痛みを感じよ、と脳は言った

悲しいから泣くのではない、痛いから泣くのだ。



脳にとって社会的なつながりを失う心の痛みは肉体的な痛みと同じ - GIGAZINE
僕の関心領域に密接したものすごく面白いお話だなぁと。
「人間は生まれながらに善なのか? 悪なのか?」という昔からある人間存在の本質についての疑問に対し、脳科学などの生物学の進歩によって「人間は生まれながらに社会的動物である」ということがハッキリ言えるようになってきた昨今の私たち。今回の研究もそれに連なるモノであるのでしょう。ホッブズ先生の「万人の万人に対する闘争」でもなく、あるいはルソー先生の本質的に孤立状態あるという「人間不平等起源論」でもない、それこそもっと昔のアリストテレス先生が仰った「人間はポリス的動物である」という人間の本質についての考察に近い所に辿りつきつつある、現代研究の最先端。
ほんともう――『優生学』という概念でそんな人間の振る舞いについての生物学上における研究を遅らせた――ナチスは余計なことをしてくれましたよね。ようやくそんな人種的ヒエラルキーに対する激しい反発から生まれた極端な「文化こそが全てである」という意識から抜け出し、それなりに真っ当な議論ができるようになってきたことは喜ばしいことではないかと思います。
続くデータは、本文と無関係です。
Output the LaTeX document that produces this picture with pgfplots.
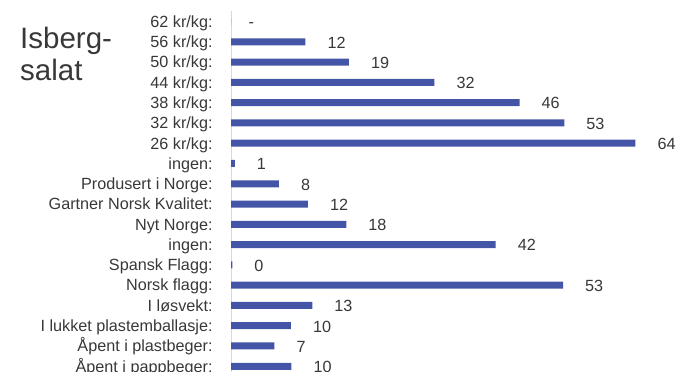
\documentclass[border=0pt]{standalone}
\usepackage{pgfplots}
\pgfplotsset{compat=1.18}
\usepackage{pgfplotstable}
\usepackage{fontspec}
\setmainfont{Liberation Sans}
\definecolor{barblue}{HTML}{4454A6}
\definecolor{txt}{HTML}{383838}
\definecolor{axgray}{HTML}{D9D9D9}

\pgfplotstableread{
idx val lab
0 0 \kern-5bp-
1 11.8 12
2 18.7 19
3 32.3 32
4 45.8 46
5 52.9 53
6 64.2 64
7 0.6 1
8 7.6 8
9 12.2 12
10 18.3 18
11 42.0 42
12 0.2 0
13 52.7 53
14 12.9 13
15 9.5 10
16 6.9 7
17 9.6 10
}\data

\begin{document}
\begin{tikzpicture}
\path[use as bounding box] (0,0) rectangle (677bp,372bp);
\node[anchor=base west, inner sep=0pt, font=\fontsize{29.5bp}{32bp}\selectfont, text=txt] at (20bp,323bp) {Isberg-};
\node[anchor=base west, inner sep=0pt, font=\fontsize{29.5bp}{32bp}\selectfont, text=txt] at (20bp,291bp) {salat};
\begin{axis}[
  at={(231bp,-4.4bp)}, anchor=south west,
  scale only axis,
  width=441bp, height=365bp,
  xmin=0, xmax=70,
  ymin=-0.5, ymax=17.5,
  y dir=reverse,
  enlargelimits=false,
  clip=false,
  xbar, bar width=7bp,
  axis x line=none,
  axis y line*=left,
  y axis line style={-, draw=axgray, line width=0.75bp},
  xtick=\empty,
  ytick={0,...,17},
  yticklabels={62 kr/kg:, 56 kr/kg:, 50 kr/kg:, 44 kr/kg:, 38 kr/kg:, 32 kr/kg:, 26 kr/kg:, ingen:, Produsert i Norge:, Gartner Norsk Kvalitet:, Nyt Norge:, ingen:, Spansk Flagg:, Norsk flagg:, I løsvekt:, I lukket plastemballasje:, Åpent i plastbeger:, Åpent i pappbeger:},
  major y tick style={draw=none},
  yticklabel style={anchor=base east, inner sep=0pt, xshift=-14bp, yshift=-5.8bp, font=\fontsize{16.2bp}{19bp}\selectfont, text=txt},
  point meta=explicit symbolic,
  nodes near coords,
  every node near coord/.append style={anchor=base west, inner sep=0pt, xshift=22bp, yshift=-6.3bp, font=\fontsize{16.2bp}{19bp}\selectfont, text=txt},
]
\addplot[fill=barblue, draw=none] table[x=val, y=idx, meta=lab] {\data};
\end{axis}
\end{tikzpicture}
\end{document}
実験の内容は、ゲームの中の2人のキャラクターとともに被験者はボールを順番にトスしていきますが、ある時点から、被験者だけが"仲間はずれ"にされボールが回されなくなるというものでした。この仲間はずれはゲームの世界での話であり、現実世界では何の損失もないのですが、被験者は傷つけられ、脳は痛みを感じることが分かりました。さらに、脳が痛みを感じる部位は、肉体的な苦痛を感じた場合にこの痛みを処理するために活性化する部位と同じであることが判明しました。このことから、脳が感じる社会的な痛みは肉体的な痛みと非常に似ていることが明らかになりました。

脳にとって社会的なつながりを失う心の痛みは肉体的な痛みと同じ - GIGAZINE

「精神上で受ける痛みと、肉体的に受ける痛みは、脳にとって同質である」
まぁこれまでもずっと「人間は社会的動物である」というようなことを何度も書いてきた僕のようなポジションからすれば、さもありなん、という感じであります。ただ、そもそも論を言ってしまえば、実は私たちってこうしたことを学問というよりも、それこそ日常の経験上常識として知ってもいるんですよね。
――つまり『イジメ』という形で。
多かれ少なかれ社会生活を生きる私たちにとって、その内部構成員たちから嘲笑・からかい・罵倒・無視されることは、やはりネガティブな方向で大きな効果があることを、私たちはほとんど常識として知っているでしょう。それは単純に子供たちの間でのイジメというだけでなく、大人になっても――最近また話題になった『追い出し部屋』のような――効果はやっぱりあるのです。故にそれは肉体的懲罰とほぼ同じ効果を持つ『制裁』として、精神的懲罰はほとんど古今東西どこの社会でも用いられてきたのです。

被験者は、実験後にゲーム中で仲間はずれにされたことでどれだけ傷ついたかについての感想を尋ねられましたが、その疎外感が強ければ強いほど脳の肉体的苦痛を処理する部位はより活動的になっていたということです。

脳にとって社会的なつながりを失う心の痛みは肉体的な痛みと同じ - GIGAZINE

子供たちの間でのイジメが重症化するのは、こうした理由があるからなんですよね。特に「学校」という閉鎖環境こそが生活=社会=人生のほとんど全てである――その後の放課後の「遊ぶ」時間を含めれば更に割合は大きくなる――子供たちにとって、そこで疎外されることは、単純に様々な社会グループを同時進行で「住み分ける」一般的な大人と比較してより大きなダメージを受けるのは当然の帰結なんです。
だからこそイジメ被害の対策において、子供たちが社会生活のせめて残りの半分を占めるであろう「家庭生活」で両親にきちんと相談できる環境が重要であり、そのことが最悪の事態を回避するための救いとして、その対策の中でも数少ない実効性のある助言として言われたりするのです。
社会からの疎外感=苦痛を少しでも和らげる為にこそ。



あなたの魂に安らぎがありますように。